I do think that Falcon will eventually be quite interesting, and it will hopefully have a bunch of nice tricks and whatnot, but MySQL’s marketing folks are really pushing it way too early and losing a lot of credibility in the process. Do they not realize we (as MySQL users) and a lot of others (as analysts, Oracle, DB2, and yes, even MS-SQL users) are laughing at them? I know it’s hard work to come up with 10 things sometimes, but if you get stuck at 7, make it a “Top 7″ instead of a “Top 10″. Don’t add a bunch of crap to fill it out. There are some minor chuckles in the first 7, but here’s the last 3, with my commentary:

8. Simplified Configuration

There is no complexity whatsoever in terms of configuration as only a handful of variables exist to control the behavior of the Falcon engine.

Hmm, s/bug/feature/ and you’re done! It’s so easy to configure!

9. High Availability

Extreme degrees of high availability are easily accomplished for a Falcon-driven system by using either MySQL replication or supported third-party high availability solutions such as DRBD.

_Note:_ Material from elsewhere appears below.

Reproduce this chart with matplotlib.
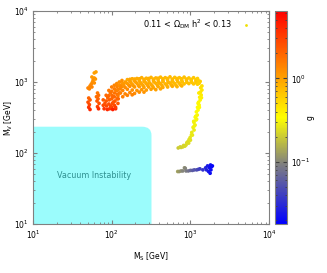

This has nothing to do with Falcon, whatsoever.

10. Parallel Execution

Falcon’s design takes advantage of multi-core systems to provide parallel execution of user and service threads. Falcon uses fine-grained multi-threading to increase parallelism with locking on internal structures being done at a low level. In some cases, two threads can change different attributes of the structure at once, because the attributes are separately lockable.

Yay! Awesome! Parallel execution! It’s finally here!!!

Oh, wait, they don’t mean parallel execution of queries they mean parallel execution of internal threads. That’s nothing new, and InnoDB is already doing that. Maybe Falcon has finer-grained locking and can do this better, but that doesn’t make for a big bold title of “Parallel Execution”.

Come on, folks. Try harder.

1 Who else gets a headache from American rules for capitalization of titles?

2 How trite, yet another top ten list.